Enfin s’il obtient par chance un CDI ou un CDD sa demande sera annulée (il n’a plus besoin de se former évidemment).
Deux exemples de « réalisations » DIF en France
Société Ma…. ,région sud ouest en 2007 : 20 000 intérimaires au total, 165 DIF ! soit 0,7 %
Société Ad… France, en 2008 : 39 000 intérimaires en formation, 159 DIF ! soit 0,4 %
Pour conclure :
Les partenaires sociaux discutent (à raison d’une fois par mois en général) de l’avenir de la formation professionnelle depuis septembre 2007. Ils ont conclu un premier accord en janvier 2008 et un second, à peu près semblable, en janvier 2009. La réforme de la formation sera votée en juin 2009 pour une application en 2010. Durant ces deux ans et demi notre pays aura perdu sans doute plus de 1,5 millions d’emplois, les salariés auront perdu des dizaines de millions d’heures de Droit à la formation.
Nous traversons cette crise avec des handicaps énormes et nous réagissons face à la crise à la vitesse de la vapeur alors qu’il faut reconstruire notre modèle social et d’apprentissage au plus vite.

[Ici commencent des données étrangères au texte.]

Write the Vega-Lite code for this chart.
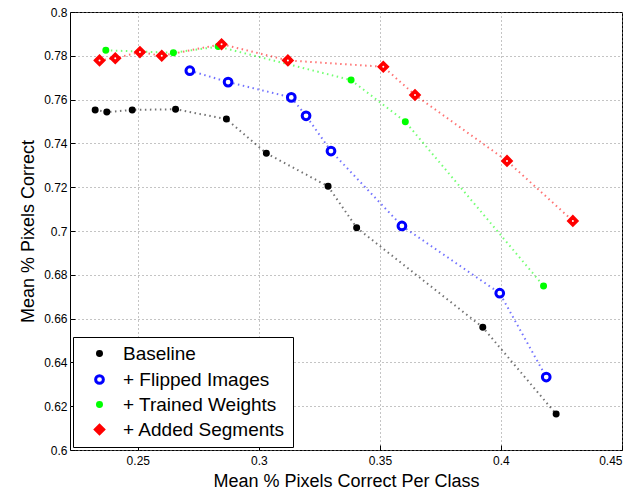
{
  "$schema": "https://vega.github.io/schema/vega-lite/v6.json",
  "autosize": {"type": "none"},
  "padding": {"left": 70, "top": 12, "right": 12, "bottom": 40},
  "width": 552,
  "height": 438,
  "config": {
    "font": "Liberation Sans",
    "view": {"stroke": "#000", "strokeWidth": 1}
  },
  "data": {
    "values": [
      {"s": "Baseline", "x": 0.2324, "y": 0.7553},
      {"s": "Baseline", "x": 0.2372, "y": 0.7543},
      {"s": "Baseline", "x": 0.2477, "y": 0.7553},
      {"s": "Baseline", "x": 0.2656, "y": 0.7556},
      {"s": "Baseline", "x": 0.2866, "y": 0.7511},
      {"s": "Baseline", "x": 0.3031, "y": 0.7355},
      {"s": "Baseline", "x": 0.3286, "y": 0.7204},
      {"s": "Baseline", "x": 0.3404, "y": 0.7015},
      {"s": "Baseline", "x": 0.3925, "y": 0.656},
      {"s": "Baseline", "x": 0.4228, "y": 0.6164},
      {"s": "\u00a0+ Flipped Images", "x": 0.2715, "y": 0.7732},
      {"s": "\u00a0+ Flipped Images", "x": 0.2873, "y": 0.768},
      {"s": "\u00a0+ Flipped Images", "x": 0.3134, "y": 0.761},
      {"s": "\u00a0+ Flipped Images", "x": 0.3195, "y": 0.7526},
      {"s": "\u00a0+ Flipped Images", "x": 0.3298, "y": 0.7365},
      {"s": "\u00a0+ Flipped Images", "x": 0.3591, "y": 0.7023},
      {"s": "\u00a0+ Flipped Images", "x": 0.3995, "y": 0.6716},
      {"s": "\u00a0+ Flipped Images", "x": 0.4187, "y": 0.6333},
      {"s": "\u00a0+ Trained Weights", "x": 0.2368, "y": 0.7825},
      {"s": "\u00a0+ Trained Weights", "x": 0.2647, "y": 0.7814},
      {"s": "\u00a0+ Trained Weights", "x": 0.2832, "y": 0.7842},
      {"s": "\u00a0+ Trained Weights", "x": 0.3381, "y": 0.7689},
      {"s": "\u00a0+ Trained Weights", "x": 0.3605, "y": 0.7499},
      {"s": "\u00a0+ Trained Weights", "x": 0.4176, "y": 0.6749},
      {"s": "\u00a0+ Added Segments", "x": 0.2342, "y": 0.7779},
      {"s": "\u00a0+ Added Segments", "x": 0.2407, "y": 0.7789},
      {"s": "\u00a0+ Added Segments", "x": 0.2509, "y": 0.7817},
      {"s": "\u00a0+ Added Segments", "x": 0.2599, "y": 0.78},
      {"s": "\u00a0+ Added Segments", "x": 0.2846, "y": 0.7853},
      {"s": "\u00a0+ Added Segments", "x": 0.312, "y": 0.7779},
      {"s": "\u00a0+ Added Segments", "x": 0.3514, "y": 0.775},
      {"s": "\u00a0+ Added Segments", "x": 0.3645, "y": 0.7621},
      {"s": "\u00a0+ Added Segments", "x": 0.4025, "y": 0.732},
      {"s": "\u00a0+ Added Segments", "x": 0.4297, "y": 0.7046}
    ]
  },
  "encoding": {
    "x": {
      "field": "x", "type": "quantitative",
      "scale": {"domain": [0.222, 0.45], "nice": false, "zero": false},
      "axis": {
        "title": "Mean % Pixels Correct Per Class",
        "titleFontSize": 18, "titleFontWeight": "normal", "titleColor": "#000", "titlePadding": 6,
        "values": [0.25, 0.3, 0.35, 0.4, 0.45],
        "format": "~g",
        "labelFontSize": 12, "labelColor": "#000", "labelPadding": 10,
        "tickSize": -5, "tickColor": "#000", "domain": false,
        "grid": true, "gridColor": "#888", "gridDash": [1, 3], "gridOpacity": 1
      }
    },
    "y": {
      "field": "y", "type": "quantitative",
      "scale": {"domain": [0.6, 0.8], "nice": false, "zero": false},
      "axis": {
        "title": "Mean % Pixels Correct",
        "titleFontSize": 18, "titleFontWeight": "normal", "titleColor": "#000", "titlePadding": 6,
        "values": [0.6, 0.62, 0.64, 0.66, 0.68, 0.7, 0.72, 0.74, 0.76, 0.78, 0.8],
        "format": "~g",
        "labelFontSize": 12, "labelColor": "#000", "labelPadding": 8,
        "tickSize": -5, "tickColor": "#000", "domain": false,
        "grid": true, "gridColor": "#888", "gridDash": [1, 3], "gridOpacity": 1
      }
    }
  },
  "layer": [
    {
      "mark": {"type": "line", "strokeDash": [1.5, 3.5], "strokeWidth": 2, "opacity": 0.55},
      "encoding": {
        "color": {
          "field": "s", "type": "nominal",
          "scale": {
            "domain": ["Baseline", "\u00a0+ Flipped Images", "\u00a0+ Trained Weights", "\u00a0+ Added Segments"],
            "range": ["#000000", "#0000ff", "#00ff00", "#ff0000"]
          },
          "legend": {
            "title": null, "orient": "bottom-left", "offset": 3,
            "fillColor": "#fff", "strokeColor": "#000", "padding": 7,
            "labelFontSize": 19, "labelColor": "#000", "labelOffset": 14, "labelLimit": 400,
            "rowPadding": 5, "symbolOffset": 10, "symbolOpacity": 1,
            "symbolSize": 70, "symbolStrokeWidth": 3
          }
        }
      }
    },
    {
      "mark": {"type": "point", "opacity": 1},
      "encoding": {
        "shape": {
          "field": "s", "type": "nominal",
          "scale": {
            "domain": ["Baseline", "\u00a0+ Flipped Images", "\u00a0+ Trained Weights", "\u00a0+ Added Segments"],
            "range": ["circle", "circle", "circle", "diamond"]
          },
          "legend": {
            "title": null, "orient": "bottom-left", "offset": 3,
            "fillColor": "#fff", "strokeColor": "#000", "padding": 7,
            "labelFontSize": 19, "labelColor": "#000", "labelOffset": 14, "labelLimit": 400,
            "rowPadding": 5, "symbolOffset": 10, "symbolOpacity": 1,
            "symbolSize": 70, "symbolStrokeWidth": 3
          }
        },
        "fill": {
          "field": "s", "type": "nominal", "legend": null,
          "scale": {
            "domain": ["Baseline", "\u00a0+ Flipped Images", "\u00a0+ Trained Weights", "\u00a0+ Added Segments"],
            "range": ["#000000", "#ffffff", "#00ff00", "#ff0000"]
          }
        },
        "stroke": {
          "field": "s", "type": "nominal", "legend": null,
          "scale": {
            "domain": ["Baseline", "\u00a0+ Flipped Images", "\u00a0+ Trained Weights", "\u00a0+ Added Segments"],
            "range": ["#000000", "#0000ff", "#00ff00", "#ff0000"]
          }
        },
        "size": {
          "field": "s", "type": "nominal", "legend": null,
          "scale": {
            "type": "ordinal",
            "domain": ["Baseline", "\u00a0+ Flipped Images", "\u00a0+ Trained Weights", "\u00a0+ Added Segments"],
            "range": [30, 60, 30, 110]
          }
        },
        "strokeWidth": {
          "field": "s", "type": "nominal", "legend": null,
          "scale": {
            "type": "ordinal",
            "domain": ["Baseline", "\u00a0+ Flipped Images", "\u00a0+ Trained Weights", "\u00a0+ Added Segments"],
            "range": [1.5, 3, 1.5, 1.5]
          }
        }
      }
    },
    {
      "transform": [{"filter": "datum.s == '\u00a0+ Added Segments'"}],
      "mark": {"type": "point", "filled": true, "color": "#fff", "size": 4, "opacity": 1}
    }
  ]
}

Si cette réforme de juin 2009 échoue une nouvelle fois la France n’aura sans doute pas de troisième chance de réformer sa formation professionnelle. Il faut donc que cette réforme aboutisse à une vraie refondation, les partenaires sociaux en sont incapables, seul le parlement peut rebattre les cartes et rendre la formation équitable avec des mesures simples et justes et rapidement mises en œuvre par les entreprises (petites comme grandes).